Women and Jewelry: Niki Kavakonis

Exemplifying clean lines and a variety of themes, Niki Kavakonis’ designs can be found on the most stylish of women and men.

Born in Canada into a family where Art and Design were both appreciated and promoted, her Greek father (who also worked in the architectural field) was a practicing sculptor, best known for the bronze doors on St. Anne’s Church, Gladstone Ave., Toronto. Her Finnish mother, an avid crocheter and knitter, ensured that the concept of good design, a trait Finland is famous for, was instilled in her daughter at an early age.
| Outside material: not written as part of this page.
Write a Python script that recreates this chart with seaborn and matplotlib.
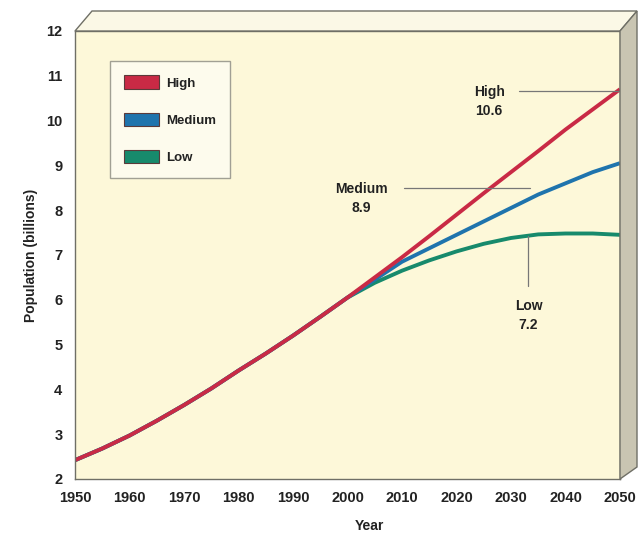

As a child, Niki traveled extensively, and by age ten she had visited over twenty countries, her parents taking her to every museum they could find. It was these early formative experiences which drove her to pursue a knowledge of Art and Architecture, both at the practical level (she possesses a diploma in the studio arts), and academically, through doctoral studies in Art and Architectural History, at the University of Toronto.

It is in creating jewelry that Niki can best convey her passions. She is attracted to jewelry for its miniature sculptural qualities, and many of her designs can be appreciated as such. In her work she develops a number of varying themes, believing that what one wears is an expression of the wearer. One of her favorite themes is architecture.

From 2002 to 2005 Niki Kavakonis was the President of the Metal Arts Guild of Canada, as well as editor of its publication MAGazine.

In 2005 she curated ‘The Northern Lights Exhibition featuring Björn Weckström’, and edited the catalogue of the same name. The exhibition was on display at the Design Exchange, Toronto; July 1 to August 7 2005.